By June 19, 2019Uncategorized

CVNM Education Fund’s Northern New Mexico campaign is supporting member engagement in one of our nation’s most grassroots democratic institutions – the rural electric cooperative. These are member-owned cooperatives initiated during Franklin Roosevelt’s New Deal to address the needs of nearly 90 percent of rural households without electricity. The upcoming election provides the member-owners an opportunity to elect a new board that stands for their values. Together we can ensure the path to a vibrant clean energy economy with new local jobs.

To understand the larger context and potential, rural electric cooperatives (RECs) today provide electricity to close to 42 million Americans. There are over 900 rural electric cooperatives, spanning 47 states —all owned and operated by their members. They serve 93% of the country’s “persistent poverty counties,” 85% of which lie in non-metropolitan areas (1).  It’s been noted that RECs have the ability to transform a sizable chunk of America’s energy sector—one of the highest-polluting parts of our economy. Reforming them could bring energy democracy and fight climate change in the process. (1)

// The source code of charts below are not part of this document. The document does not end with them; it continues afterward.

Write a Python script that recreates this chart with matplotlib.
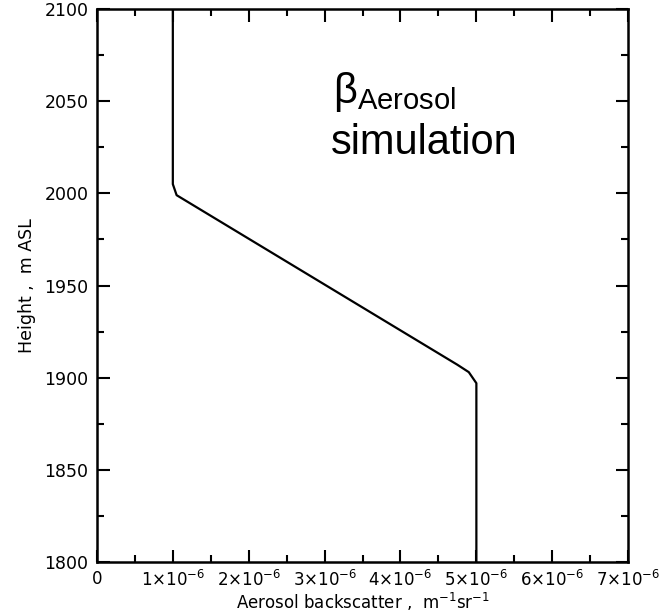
import numpy as np
import matplotlib
matplotlib.use('Agg')
import matplotlib.pyplot as plt
from matplotlib.ticker import MultipleLocator

# profile
backscatter = [1.0e-6, 1.0e-6, 1.05e-6, 4.75e-6, 4.9e-6, 5.0e-6, 5.0e-6]
height = [2100, 2005, 1999, 1907, 1903, 1897, 1800]

xticks = [0, 1e-6, 2e-6, 3e-6, 4e-6, 5e-6, 6e-6, 7e-6]
xticklabels = ['0'] + ['%d×10$^{-6}$' % i for i in range(1, 8)]
yticks = [1800, 1850, 1900, 1950, 2000, 2050, 2100]

plt.rcParams['mathtext.fontset'] = 'dejavusans'

fig = plt.figure(figsize=(6.64, 6.13), dpi=100)
ax = fig.add_axes([0.146, 0.0832, 0.8, 0.9021])
ax.plot(backscatter, height, 'k', lw=1.6)

ax.set_xlim(0, 7e-6)
ax.set_ylim(1800, 2100)
ax.set_xticks(xticks)
ax.set_xticklabels(xticklabels)
ax.set_yticks(yticks)
ax.xaxis.set_minor_locator(MultipleLocator(0.5e-6))
ax.yaxis.set_minor_locator(MultipleLocator(25))
ax.tick_params(which='both', direction='in', top=True, right=True, width=1.5, labelsize=12.5)
ax.tick_params(which='major', length=9)
ax.tick_params(which='minor', length=5)
ax.tick_params(axis='x', pad=6, labelsize=12)
ax.tick_params(axis='y', pad=6)
for s in ax.spines.values():
    s.set_linewidth(1.8)

ax.set_xlabel('Aerosol backscatter ,  m$^{-1}$sr$^{-1}$', fontsize=12, labelpad=0)
ax.set_ylabel('Height ,  m ASL', fontsize=12.5, labelpad=6)

ax.text(0.445, 0.83, r'$\mathregular{\beta_{Aerosol}}$', transform=ax.transAxes,
        fontsize=30, family='Liberation Sans')
ax.text(0.44, 0.738, 'simulation', transform=ax.transAxes,
        fontsize=30, family='Liberation Sans')

fig.savefig('out.png', dpi=100)
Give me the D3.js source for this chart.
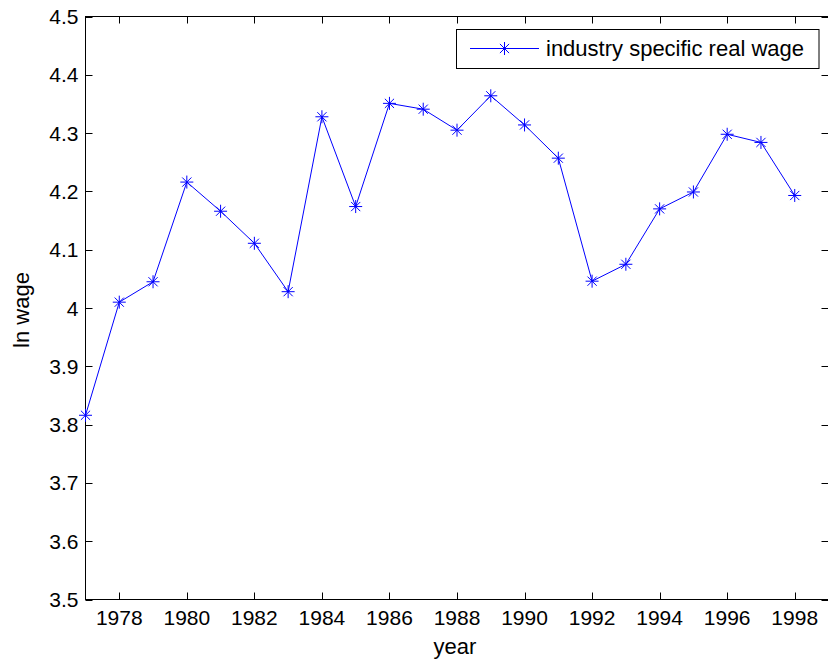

The ‘radical potential’ of electric cooperatives is underlined by the fact that the United States has no national strategy to transition from fossil fuels to clean energy, like solar and wind power. At the same time, the clean energy revolution is currently dominated by the coastal metropolitan areas like California and New York. Rural electric co-ops can expand clean energy access to a wider, more equitable spread of our population. As democratic entities, the member-owners have a powerful voice in their co-op operations, as well as their transformation. Importantly, this transition of RECs power into renewables will not only conserve vital environmental resources (water, air, land), but also takes advantage of lower market prices, leading to lower energy bills. (1)

Founded in 1947, the member-owned Jemez Mountains Electric Cooperative (JMEC) began as a small hydropower generating station in Jemez Springs. Today, JMEC is the largest electric cooperative in the state, serving consumers in five counties – Rio Arriba, Santa Fe, San Juan, McKinley and Sandoval. Like most electric co-ops, Jemez power supply is rooted in coal and fossil fuels despite the fact that solar and wind power have now overtaken the market – far out pricing and out performing fossil fuels. According to a new report by Energy Innovation, America has officially entered the “coal cost crossover,” with new wind and solar resources coming in 74% cheaper than existing coal. The need to transition from coal and fossil fuels to clean energy has become both an economic and environmental imperative.

This election presents a tremendous opportunity to inform the next generation of co-op leadership, as well as advance the co-op’s role as a driver of local economic growth and clean energy. CVNM Education Fund is engaging co-op member owners through voter education and outreach. Our campaign is sending information directly to voters in the mail, airing radio ads, running social media ads and other awareness-raising activities to help inform and get out the vote.

Election Dates & Locations:

  • June 21: District 4 runs from Rinconada, the west side of highway 68 all the way to Hernandez and Chili
    • Polling location: Jemez Mountain Co-op main office in Hernandez
  • June 24: District 5 runs east of highway 68 covering Dixon to Alcalde
    • Polling location: Española Valley High
  • June 26: District 6 runs from San Ildefonso Pueblo to El Valle de Arroyo Sec to the Santa Fe Ski area
    • Polling location: Old Pojoaque High School

Polls will be open from 7 a.m. to 7 p.m.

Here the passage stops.